◆ **Recorded information**
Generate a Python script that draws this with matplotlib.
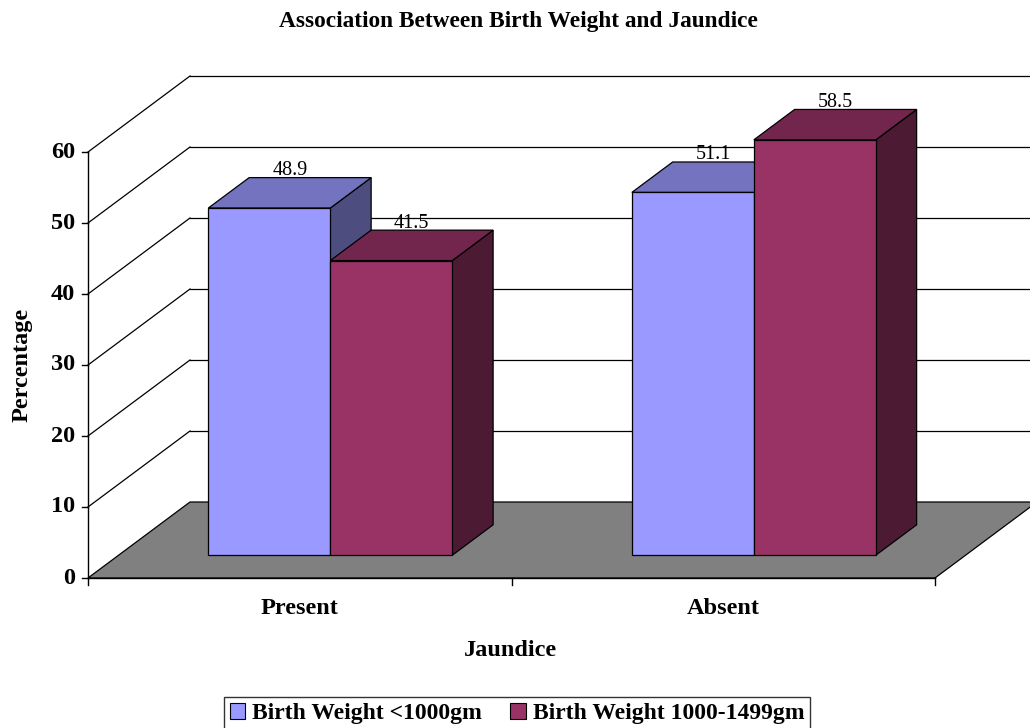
import matplotlib
matplotlib.use("Agg")
import matplotlib.pyplot as plt
from matplotlib.patches import Polygon, Patch

# ---- data ----
categories = ["Present", "Absent"]
series_names = ["Birth Weight <1000gm", "Birth Weight 1000-1499gm"]
weight_under_1000 = [48.9, 51.1]
weight_1000_1499 = [41.5, 58.5]
y_ticks = [0, 10, 20, 30, 40, 50, 60]

# ---- styling ----
FRONT = ["#9999FF", "#993366"]
TOP = ["#7373BF", "#73264D"]
SIDE = ["#4D4D80", "#4D1A33"]
FLOOR = "#808080"
FONT = "Liberation Serif"
FS = 17.5

W_PX, H_PX, DPI = 1030, 728, 100
ORIGIN = (88, 578)          # pixel position of (category 0, value 0, depth 0)
PX_PER_CAT = 423.5
PX_PER_VAL = 7.1
DEPTH_PX = (102, 76)        # pixel offset of the full chart depth
DX = DEPTH_PX[0] / PX_PER_CAT
DY = DEPTH_PX[1] / PX_PER_VAL
BAR_W = 0.288
Z_FRONT, Z_BACK = 0.3, 0.7


def proj(x, y, z):
    """Oblique projection of (category, value, depth) onto the 2-D axes."""
    return (x + z * DX, y + z * DY)


fig = plt.figure(figsize=(W_PX / DPI, H_PX / DPI), dpi=DPI)
ax = fig.add_axes([0, 0, 1, 1])
ax.set_xlim(-ORIGIN[0] / PX_PER_CAT, (W_PX - ORIGIN[0]) / PX_PER_CAT)
ax.set_ylim(-(H_PX - ORIGIN[1]) / PX_PER_VAL, ORIGIN[1] / PX_PER_VAL)
ax.axis("off")

n_cat = len(categories)
ymax = y_ticks[-1]
lw = 0.9

# floor
floor = [proj(0, 0, 0), proj(n_cat, 0, 0), proj(n_cat, 0, 1), proj(0, 0, 1)]
ax.add_patch(Polygon(floor, closed=True, facecolor=FLOOR, edgecolor="black",
                     linewidth=lw, zorder=1))

# back-wall gridlines and left-wall diagonals
for v in y_ticks:
    if v > 0:
        x0, y0 = proj(0, v, 1)
        x1, y1 = proj(n_cat + 1, v, 1)
        ax.plot([x0, x1], [y0, y1], color="black", lw=lw, zorder=1)
        a, b = proj(0, v, 0)
        ax.plot([a, x0], [b, y0], color="black", lw=lw, zorder=1)

# value axis with ticks
ax.plot([0, 0], [0, ymax], color="black", lw=1.0, zorder=5)
tick_dx = 6 / PX_PER_CAT
for v in y_ticks:
    ax.plot([-tick_dx, 0], [v, v], color="black", lw=1.0, zorder=5)
    ax.text(-tick_dx - 7 / PX_PER_CAT, v, str(v), ha="right", va="center",
            fontsize=FS, fontweight="bold", family=FONT)

# category axis with ticks
ax.plot([0, n_cat], [0, 0], color="black", lw=1.0, zorder=5)
tick_dy = 7 / PX_PER_VAL
for i in range(n_cat + 1):
    ax.plot([i, i], [0, -tick_dy], color="black", lw=1.0, zorder=5)
for i, c in enumerate(categories):
    ax.text(i + 0.5, -31 / PX_PER_VAL, c, ha="center", va="center",
            fontsize=FS, fontweight="bold", family=FONT)


def draw_bar(x0, x1, h, k, z):
    front = [proj(x0, 0, Z_FRONT), proj(x1, 0, Z_FRONT),
             proj(x1, h, Z_FRONT), proj(x0, h, Z_FRONT)]
    top = [proj(x0, h, Z_FRONT), proj(x1, h, Z_FRONT),
           proj(x1, h, Z_BACK), proj(x0, h, Z_BACK)]
    side = [proj(x1, 0, Z_FRONT), proj(x1, 0, Z_BACK),
            proj(x1, h, Z_BACK), proj(x1, h, Z_FRONT)]
    for poly, col in ((side, SIDE[k]), (top, TOP[k]), (front, FRONT[k])):
        ax.add_patch(Polygon(poly, closed=True, facecolor=col,
                             edgecolor="black", linewidth=lw, zorder=z))
    # value label sits just above the back edge of the top face
    lx, _ = proj((x0 + x1) / 2, h, (Z_FRONT + Z_BACK) / 2)
    ly = proj(0, h, Z_BACK)[1] + 7 / PX_PER_VAL
    ax.text(lx, ly, f"{h:.1f}", ha="center", va="center", fontsize=14.5,
            family=FONT, zorder=2)


series = [weight_under_1000, weight_1000_1499]
z = 3
for i in range(n_cat):
    c = i + 0.5
    for k, vals in enumerate(series):
        x0 = c - BAR_W + k * BAR_W
        draw_bar(x0, x0 + BAR_W, vals[i], k, z)
        z += 1

# titles
fig.text(518 / W_PX, 1 - 21 / H_PX, "Association Between Birth Weight and Jaundice",
         ha="center", va="center", fontsize=16.8, fontweight="bold", family=FONT)
fig.text(22 / W_PX, 1 - 365 / H_PX, "Percentage", rotation=90, ha="center",
         va="center", fontsize=FS, fontweight="bold", family=FONT)
fig.text(510 / W_PX, 1 - 651 / H_PX, "Jaundice", ha="center", va="center",
         fontsize=FS, fontweight="bold", family=FONT)

# legend
handles = [Patch(facecolor=FRONT[k], edgecolor="black", linewidth=0.8)
           for k in range(len(series_names))]
leg = fig.legend(handles, series_names, loc="upper center", ncol=2,
                 bbox_to_anchor=(517 / W_PX, 1 - 697 / H_PX), frameon=True,
                 fancybox=False, handlelength=0.65, handleheight=0.65,
                 handletextpad=0.3, columnspacing=1.2, borderpad=0.25,
                 borderaxespad=0.0,
                 prop={"family": FONT, "weight": "bold", "size": 17})
leg.get_frame().set_edgecolor("black")
leg.get_frame().set_linewidth(1.0)

fig.savefig("out.png", dpi=DPI)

◆ **Instructions to follow**
Return, unchanged, the lines from the first line of the material through the line that holds "from matplotlib.patches import Polygon, Patch", inclusive, omitting pictures.

◆ **Response to the exercise**
Generate a Python script that draws this with matplotlib.
import matplotlib
matplotlib.use("Agg")
import matplotlib.pyplot as plt
from matplotlib.patches import Polygon, Patch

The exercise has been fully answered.